There will be times in your career when you will be presented with a traffic capture and get the task to determine what happened and if any data was stolen.

In this post, I will show you how you can squeeze all those juicy information from a PCAP traffic capture from an Azorult infection.

At the end, you will be able to answer which data has been stolen so you can act accordingly. Let’s start!

Getting sample data

Head over to https://any.run and search for “Azorult” in public submissions or use the PCAP you already got

Most likely you will find a lot of samples

You will find a lot of samples without actual network traffic since the command and control server was already offline when any.run analyzed the sample. Have a look at samples which show POST requests

A good candidate for further investigation since you can see multiple POST requests

Once you found an appropriate sample, download the PCAP to your machine and open it in Wireshark.

Using Wireshark to follow HTTP streams

You then have to be on the lookout for HTTP POST requests. If you want to see the content of the request, you can right click the appropriate row and click on “Follow” and “HTTP stream”

The “Check-in” which does not contain any interesting info

You will notice multiple POST requests while the first is pretty small and functions as a check-in to the Command and Control server. Skip this one since this does not contain any valuable data for us.

Size matters! The biggest POST request in the PCAP is our target

One man’s trash is another man’s treasure! Looks like trash but is actually the stolen data getting exfiltrated! That’s the request we are interested in! Notice, that this request contains much more data!

Change view and save

Change the view to “Raw” and save the output to disk so we can further process it.

You might need some patience

Now comes the fun part! As you might have noticed, the POST request data is encrypted in some way. Turns out, it is just XORed with a 3 byte key which unfortunately is not the same for all variants. What now? Make “some” educated guesses?

Fear not, I created a tool which first tries to decrypt it with keys I found in the wild and if this is not successful, it will start to brute force the key. This is possible with the help of a known plaintext attack since I learned through manually reversing AzoRult that the plaintext stolen data contains strings like “<info” which we can look for after every decryption try.

You can get it here: https://GitHub.com/hariomenkel/AzoBrute

Once downloaded, let it run against the extracted POST request and hopefully, you’ll receive the key.

Please consider creating an issue at the AzoBrute GitHub repository with your key so I can add it to the list of keys which are tried before trying brute force. Sharing is caring!

Once you have the key, copy it — you will need it for another tool

Change the value of “xor_key”

Now when you have the key, you might want to extract the stolen data don’t you? To do so, get https://GitHub.com/hariomenkel/AzoDecrypt and open it in an editor to change the value of “xor_key” to the value you found earlier. Don’t forget to add \x before every byte so the format is the same as before. When you are finished, save it and run that bad boy!

Decrypt that bad boy

As you can see, the tool was able to use your key to find the payload, extract it and also squeeze out a ZIP archive containing all stolen credentials, cookies, system infos etc.!

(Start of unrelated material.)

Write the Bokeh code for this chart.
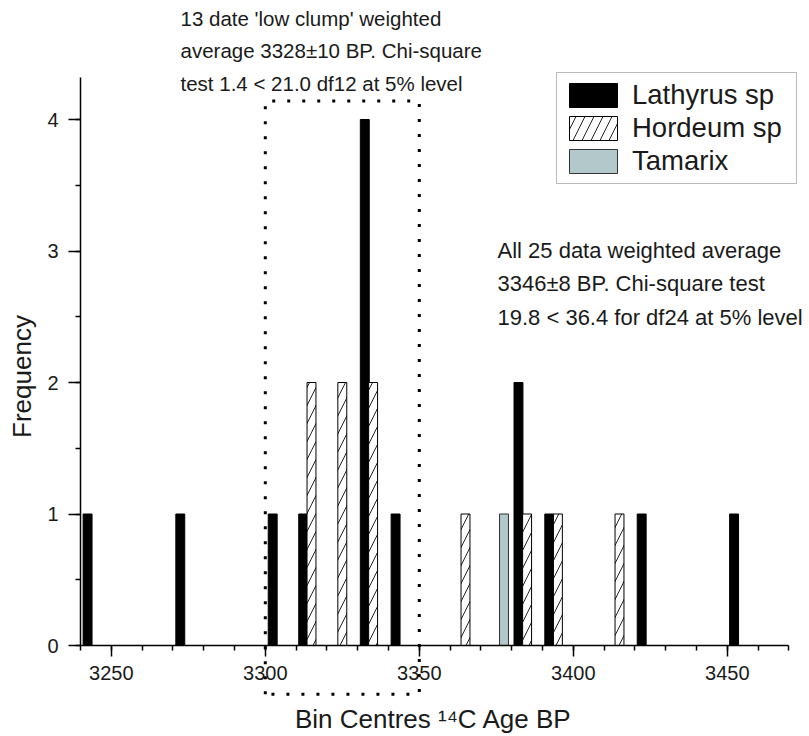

Beauty lies in the eye of the beholder

This is the POST request which has been XORed which already shows some information

Content of ZIP file

The really interesting data is in the ZIP file. You might want to have a look at it!

PasswordsList.txt

Here you can see the Fake credentials any.run was hosting while running the sample

Systems.txt

The attacker is also able to gain a lot of information from your system through system.txt

What next?

Now that you have the correct XOR key and GUID you can use another tool I created to annoy the attacker through flooding his/her AzoRult panel with real looking fake data which makes it hard to distinguish between real and fake victims and ultimately may stop the attacker from selling the data due to its bad quality.